Quick gains on a new path
Cara Jenkin discovers how to get an edge without getting yourself in financial or time debt.
WORKERS can improve or update a skill or try a different field without the commitment of a formal qualification.
Short courses are offered by most training providers to give students a taste of their desired field or the few skills that could add to their resume in less time and at a cheaper cost than studying a certificate, diploma or degree.
Photography is one skill that many workers may use in their day-to-day roles but in which they have never been formally trained. The Centre for Creative Photography founder and director Gavin Blake says photographic equipment was invented more than 170 years ago and now is a skill more popular than ever.
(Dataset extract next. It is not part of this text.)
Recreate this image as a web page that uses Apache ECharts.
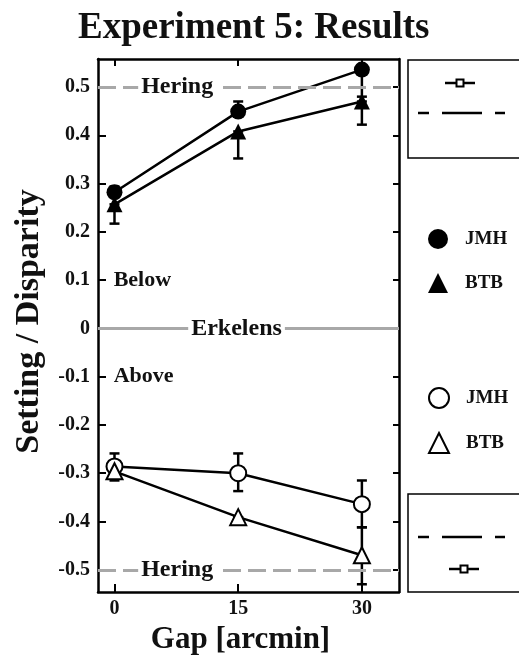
<!DOCTYPE html>
<html>
<head>
<meta charset="utf-8">
<style>
  html, body { margin: 0; padding: 0; background: #fff; }
  #main { width: 519px; height: 661px; }
</style>
<script src="https://cdn.jsdelivr.net/npm/echarts@6/dist/echarts.min.js"></script>
</head>
<body>
<div id="main"></div>
<script>
const gaps = [0, 15, 30];
const yTicks = [0.5, 0.4, 0.3, 0.2, 0.1, 0, -0.1, -0.2, -0.3, -0.4, -0.5];

// filled symbols (setting below), open symbols (setting above)
const jmhBelow = [0.282, 0.449, 0.536];
const btbBelow = [0.257, 0.408, 0.470];
const jmhAbove = [-0.286, -0.300, -0.364];
const btbAbove = [-0.296, -0.391, -0.470];

// error bar ends [low, high]
const jmhBelowErr = [[0.282, 0.294], [0.449, 0.470], [0.480, 0.536]];
const btbBelowErr = [[0.217, 0.257], [0.352, 0.408], [0.422, 0.470]];
const jmhAboveErr = [[-0.286, -0.259], [-0.337, -0.259], [-0.412, -0.315]];
const btbAboveErr = [[-0.315, -0.296], [-0.391, -0.391], [-0.530, -0.412]];

const FONT = 'Liberation Serif';
const chart = echarts.init(document.getElementById('main'));

function pts(ys) {
  return gaps.map((g, i) => [g, ys[i]]);
}
function errs(ys, e) {
  return gaps.map((g, i) => [g, ys[i], e[i][0], e[i][1]]);
}

function renderErr(params, api) {
  const x = api.value(0);
  const lo = api.coord([x, api.value(2)]);
  const hi = api.coord([x, api.value(3)]);
  const style = { stroke: '#000', lineWidth: 2.5 };
  return {
    type: 'group',
    children: [
      { type: 'line', shape: { x1: lo[0], y1: lo[1], x2: hi[0], y2: hi[1] }, style },
      { type: 'line', shape: { x1: lo[0] - 5, y1: lo[1], x2: lo[0] + 5, y2: lo[1] }, style },
      { type: 'line', shape: { x1: hi[0] - 5, y1: hi[1], x2: hi[0] + 5, y2: hi[1] }, style },
    ],
  };
}

function errSeries(name, ys, e) {
  return {
    name: name + ' err',
    type: 'custom',
    renderItem: renderErr,
    data: errs(ys, e),
    z: 1,
    silent: true,
  };
}

function lineSeries(name, ys, symbol, filled) {
  return {
    name,
    type: 'line',
    data: pts(ys),
    symbol,
    symbolSize: 16,
    showAllSymbol: true,
    lineStyle: { color: '#000', width: 2.5 },
    itemStyle: {
      color: filled ? '#000' : '#fff',
      borderColor: '#000',
      borderWidth: filled ? 0 : 2,
    },
    z: 3,
  };
}

const labelFont = { fontFamily: FONT, fontWeight: 'bold', color: '#111' };
const refLabel = { show: true, fontSize: 24, backgroundColor: '#fff', padding: [0, 3], ...labelFont };

const annotations = {
  type: 'line',
  data: [],
  silent: true,
  markLine: {
    symbol: 'none',
    silent: true,
    label: { show: false },
    data: [
      { yAxis: 0.5, lineStyle: { color: '#a8a8a8', width: 3, type: [18, 7] } },
      { yAxis: 0, lineStyle: { color: '#a8a8a8', width: 3, type: 'solid' } },
      { yAxis: -0.5, lineStyle: { color: '#a8a8a8', width: 3, type: [18, 7] } },
    ],
  },
  markPoint: {
    symbol: 'rect',
    symbolSize: 0,
    silent: true,
    data: [
      { coord: [7.6, 0.5], label: { ...refLabel, formatter: 'Hering' } },
      { coord: [14.8, 0], label: { ...refLabel, formatter: 'Erkelens' } },
      { coord: [7.6, -0.5], label: { ...refLabel, formatter: 'Hering' } },
      { coord: [-0.1, 0.1], label: { show: true, formatter: 'Below', fontSize: 22, align: 'left', ...labelFont } },
      { coord: [-0.1, -0.1], label: { show: true, formatter: 'Above', fontSize: 22, align: 'left', ...labelFont } },
    ],
  },
  z: 2,
};

const legendText = { fontFamily: FONT, fontWeight: 'bold', fontSize: 19, color: '#111', padding: [0, 0, 0, 12] };

function insetGraphic(boxTop, dashY, markY, markX) {
  const s = { stroke: '#000', lineWidth: 2.5 };
  return [
    { type: 'rect', shape: { x: 408, y: boxTop, width: 130, height: 98 }, style: { fill: '#fff', stroke: '#000', lineWidth: 1.5 } },
    { type: 'line', shape: { x1: 418, y1: dashY, x2: 429, y2: dashY }, style: s },
    { type: 'line', shape: { x1: 442, y1: dashY, x2: 482, y2: dashY }, style: s },
    { type: 'line', shape: { x1: 495, y1: dashY, x2: 505, y2: dashY }, style: s },
    { type: 'line', shape: { x1: markX - 15, y1: markY, x2: markX + 15, y2: markY }, style: s },
    { type: 'rect', shape: { x: markX - 3.5, y: markY - 3.5, width: 7, height: 7 }, style: { fill: '#fff', stroke: '#000', lineWidth: 2 } },
  ];
}

const axisLine = { onZero: false, lineStyle: { color: '#000', width: 2.5 } };
const tickFont = { fontFamily: FONT, fontWeight: 'bold', fontSize: 20, color: '#111' };

const option = {
  backgroundColor: '#fff',
  animation: false,
  title: {
    text: 'Experiment 5: Results',
    left: 73,
    top: 5,
    textStyle: { fontFamily: FONT, fontWeight: 'bold', fontSize: 37, color: '#111' },
  },
  grid: { left: 98, right: 120, top: 59, bottom: 69 },
  legend: [
    {
      orient: 'vertical',
      left: 428,
      top: 229,
      padding: 0,
      itemWidth: 20,
      itemHeight: 20,
      itemGap: 24,
      selectedMode: false,
      textStyle: legendText,
      formatter: n => n.split(' ')[0],
      data: [
        { name: 'JMH', icon: 'circle', itemStyle: { color: '#000', borderWidth: 0 } },
        { name: 'BTB', icon: 'triangle', itemStyle: { color: '#000', borderWidth: 0 } },
      ],
    },
    {
      orient: 'vertical',
      left: 428,
      top: 387,
      padding: 0,
      itemWidth: 20,
      itemHeight: 20,
      itemGap: 23,
      selectedMode: false,
      textStyle: legendText,
      formatter: n => n.split(' ')[0],
      data: [
        { name: 'JMH above', icon: 'circle', itemStyle: { color: '#fff', borderColor: '#000', borderWidth: 2 } },
        { name: 'BTB above', icon: 'triangle', itemStyle: { color: '#fff', borderColor: '#000', borderWidth: 2 } },
      ],
    },
  ],
  xAxis: [
    {
      type: 'value',
      min: -2,
      max: 34.5,
      name: 'Gap [arcmin]',
      nameLocation: 'middle',
      nameGap: 32,
      nameTextStyle: { fontFamily: FONT, fontWeight: 'bold', fontSize: 31, color: '#111', padding: [0, 16, 0, 0] },
      axisLine,
      axisTick: { inside: true, length: 8, customValues: gaps, lineStyle: { color: '#000', width: 2 } },
      axisLabel: { customValues: gaps, margin: 7, ...tickFont },
      splitLine: { show: false },
    },
    {
      type: 'value',
      position: 'top',
      min: -2,
      max: 34.5,
      axisLine,
      axisTick: { inside: true, length: 7, customValues: gaps, lineStyle: { color: '#000', width: 2 } },
      axisLabel: { show: false },
      splitLine: { show: false },
    },
  ],
  yAxis: [
    {
      type: 'value',
      min: -0.546,
      max: 0.558,
      name: 'Setting / Disparity',
      nameLocation: 'middle',
      nameGap: 52,
      nameTextStyle: { fontFamily: FONT, fontWeight: 'bold', fontSize: 34, color: '#111', padding: [0, 0, 0, 8] },
      axisLine,
      axisTick: { inside: true, length: 8, customValues: yTicks, lineStyle: { color: '#000', width: 2 } },
      axisLabel: {
        customValues: yTicks,
        margin: 8,
        ...tickFont,
        formatter: v => (Math.abs(v) < 1e-9 ? '0' : v.toFixed(1)),
      },
      splitLine: { show: false },
    },
    {
      type: 'value',
      position: 'right',
      min: -0.546,
      max: 0.558,
      axisLine,
      axisTick: { inside: true, length: 6, customValues: yTicks, lineStyle: { color: '#000', width: 2 } },
      axisLabel: { show: false },
      splitLine: { show: false },
    },
  ],
  graphic: [
    ...insetGraphic(60, 113, 83, 460),
    ...insetGraphic(494, 537, 569, 464),
  ],
  series: [
    annotations,
    errSeries('JMH', jmhBelow, jmhBelowErr),
    errSeries('BTB', btbBelow, btbBelowErr),
    errSeries('JMH above', jmhAbove, jmhAboveErr),
    errSeries('BTB above', btbAbove, btbAboveErr),
    lineSeries('JMH', jmhBelow, 'circle', true),
    lineSeries('BTB', btbBelow, 'triangle', true),
    lineSeries('JMH above', jmhAbove, 'circle', false),
    lineSeries('BTB above', btbAbove, 'triangle', false),
  ],
};

chart.setOption(option);
</script>
</body>
</html>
‘‘ In the 21st century, everyone it seems now owns a camera and photography has evolved into a unique and strong art form with its own traditions, questions and conceptions among us all,’’ he says.
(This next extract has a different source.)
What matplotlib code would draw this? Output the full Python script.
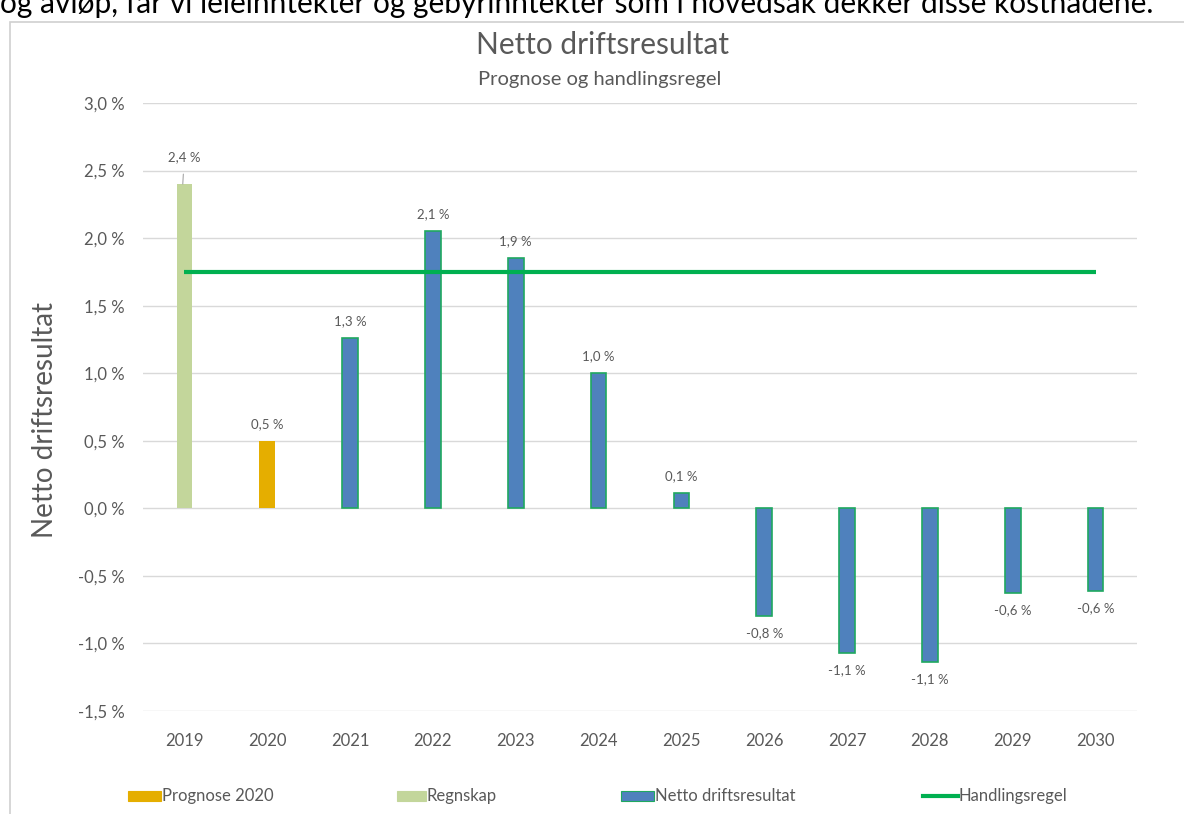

‘‘ A person’s work should communicate what they wish to say and not always what traditions expect.
‘‘ However, one must have a deep understanding of their craft to do so.’’
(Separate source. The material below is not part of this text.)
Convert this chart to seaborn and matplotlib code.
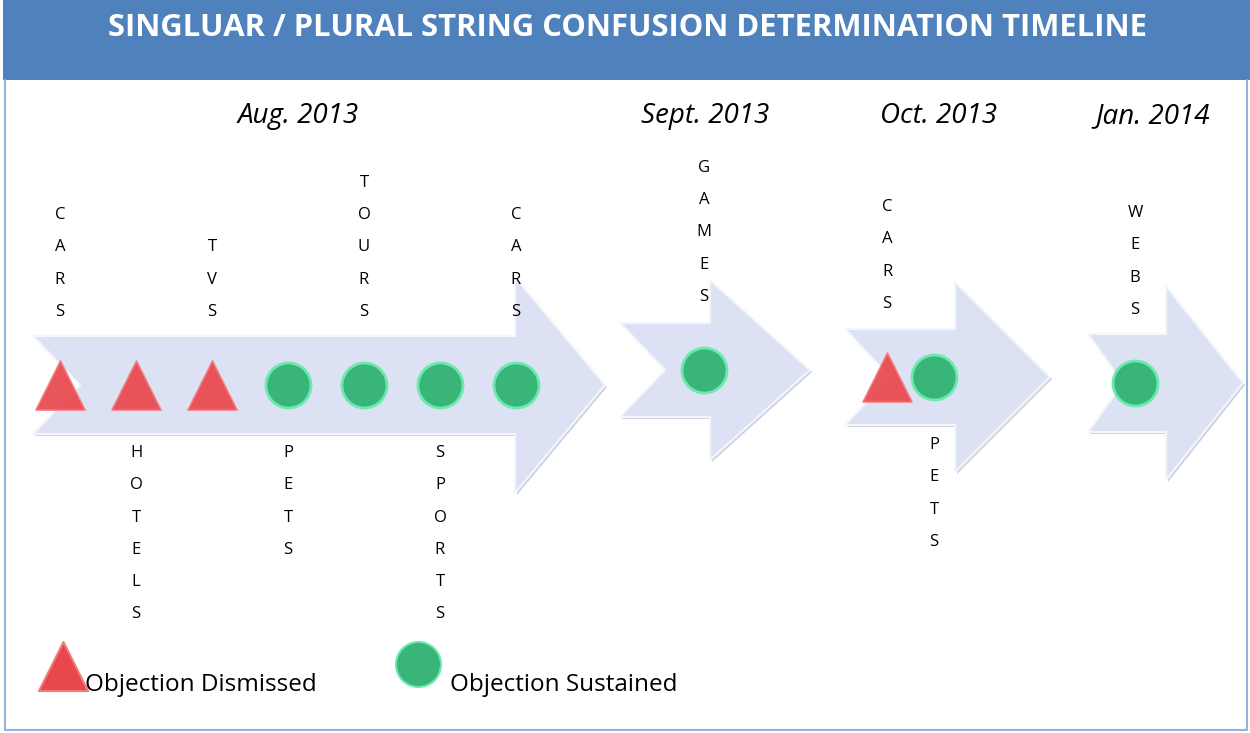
import matplotlib
matplotlib.use("Agg")
import matplotlib.pyplot as plt
from matplotlib.patches import Polygon, Rectangle
import seaborn as sns
import pandas as pd

# data
periods = ["Aug. 2013", "Sept. 2013", "Oct. 2013", "Jan. 2014"]
strings = [
    ["CARS", "HOTELS", "TVS", "PETS", "TOURS", "SPORTS", "CARS"],
    ["GAMES"],
    ["CARS", "PETS"],
    ["WEBS"],
]
outcomes = [
    ["Dismissed", "Dismissed", "Dismissed", "Sustained", "Sustained", "Sustained", "Sustained"],
    ["Sustained"],
    ["Dismissed", "Sustained"],
    ["Sustained"],
]
label_side = [
    ["up", "down", "up", "down", "up", "down", "up"],
    ["up"],
    ["up", "down"],
    ["up"],
]
title = "SINGLUAR / PLURAL STRING CONFUSION DETERMINATION TIMELINE"
legend_labels = {"Dismissed": "Objection Dismissed", "Sustained": "Objection Sustained"}

# layout (pixels): tail x, notch depth, head base x, tip x, center y, body half, head half
arrows = [
    (33, 47, 515, 605, 385, 49, 108),
    (620, 45, 710, 810, 370, 47, 90),
    (845, 45, 955, 1050, 377, 48, 95),
    (1088, 35, 1166, 1243, 383, 49, 97),
]
marker_start = [60, 704, 887, 1135]
marker_step = [76, 0, 47, 0]
period_label_x = [298, 705, 938, 1153]

rows = []
for p, (name, strs, outs, sides) in enumerate(zip(periods, strings, outcomes, label_side)):
    cy = arrows[p][4]
    for i, (s, o, sd) in enumerate(zip(strs, outs, sides)):
        rows.append({"period": name, "string": s, "outcome": o, "side": sd,
                     "x": marker_start[p] + i * marker_step[p], "y": cy})
df = pd.DataFrame(rows)

sns.set_style("white")
plt.rcParams["font.family"] = ["Open Sans", "DejaVu Sans"]
plt.rcParams["text.color"] = "black"

fig = plt.figure(figsize=(12.5, 7.33), dpi=100)
ax = fig.add_axes([0, 0, 1, 1])
ax.set_xlim(0, 1250)
ax.set_ylim(733, 0)
ax.axis("off")

# header and frame
ax.add_patch(Rectangle((3, 0), 1247, 80, facecolor="#4F81BD", edgecolor="none", zorder=1))
ax.plot([5, 5, 1247, 1247], [80, 730, 730, 80], color="#95B3D7", lw=1.5, zorder=1)
ax.text(628, 28, title, color="white", fontsize=22.3, fontweight="bold",
        ha="center", va="center", zorder=2)

# arrows
for (x0, notch, hb, tip, cy, bh, hh) in arrows:
    pts = [(x0, cy - bh), (hb, cy - bh), (hb, cy - hh), (tip, cy), (hb, cy + hh),
           (hb, cy + bh), (x0, cy + bh), (x0 + notch, cy)]
    shadow = [(x + 2, y + 2) for x, y in pts]
    ax.add_patch(Polygon(shadow, closed=True, facecolor="#CDD2DF", edgecolor="none", zorder=2))
    ax.add_patch(Polygon(pts, closed=True, facecolor="#DCE2F4", edgecolor="#F4F6FC",
                         lw=1.5, zorder=3))

for name, lx in zip(periods, period_label_x):
    ax.text(lx, 116, name, fontsize=20, style="italic", ha="center", va="center", zorder=4)

# markers
palette = {"Dismissed": "#E8474C", "Sustained": "#3AB57A"}
markers = {"Dismissed": "^", "Sustained": "o"}
tri = df[df.outcome == "Dismissed"]
circ = df[df.outcome == "Sustained"]
sns.scatterplot(data=tri, x="x", y="y", color=palette["Dismissed"], marker="^", s=1250,
                edgecolor="#F27B7E", linewidth=1.2, alpha=0.92, legend=False, ax=ax, zorder=5)
sns.scatterplot(data=circ, x="x", y="y", color=palette["Sustained"], marker="o", s=1050,
                edgecolor="#6DE8AE", linewidth=2, legend=False, ax=ax, zorder=5)

# vertical letter labels
spacing = 32.3
for _, r in df.iterrows():
    letters = list(r["string"])
    n = len(letters)
    if r["side"] == "up":
        ys = [r["y"] - 73 - (n - 1 - k) * spacing for k in range(n)]
    else:
        ys = [r["y"] + 68 + k * spacing for k in range(n)]
    for ch, yy in zip(letters, ys):
        ax.text(r["x"], yy, ch, fontsize=12, ha="center", va="center", zorder=6)

# legend
leg_pos = {"Dismissed": (63, 666, 85), "Sustained": (418, 664, 450)}
for key, (mx, my, tx) in leg_pos.items():
    ax.scatter([mx], [my], marker=markers[key], s=1250 if key == "Dismissed" else 1050,
               color=palette[key], edgecolors="#6DE8AE" if key == "Sustained" else "#F27B7E",
               linewidths=1.5, zorder=5)
    ax.text(tx, 685, legend_labels[key], fontsize=17.5, ha="left", va="center", zorder=6)

fig.savefig("out.png", dpi=100)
The Marleston-based training provider offers photographic classes to ‘‘ anyone with the motivation to explore this cutting-edge medium for artistic expression or for commercial gain’’ as well as certificate and diploma courses.
At TAFE SA, students can now enrol in hundreds of short courses and in those that start in early 2013.
Short course graduate Pina Ventra did an evening course in floristry and has never looked back.
‘‘ I’ve done about six courses now in floristry,’’ she says.
STRONG ART FORM: Students at the Centre for Creative Photography go through their paces in a studio.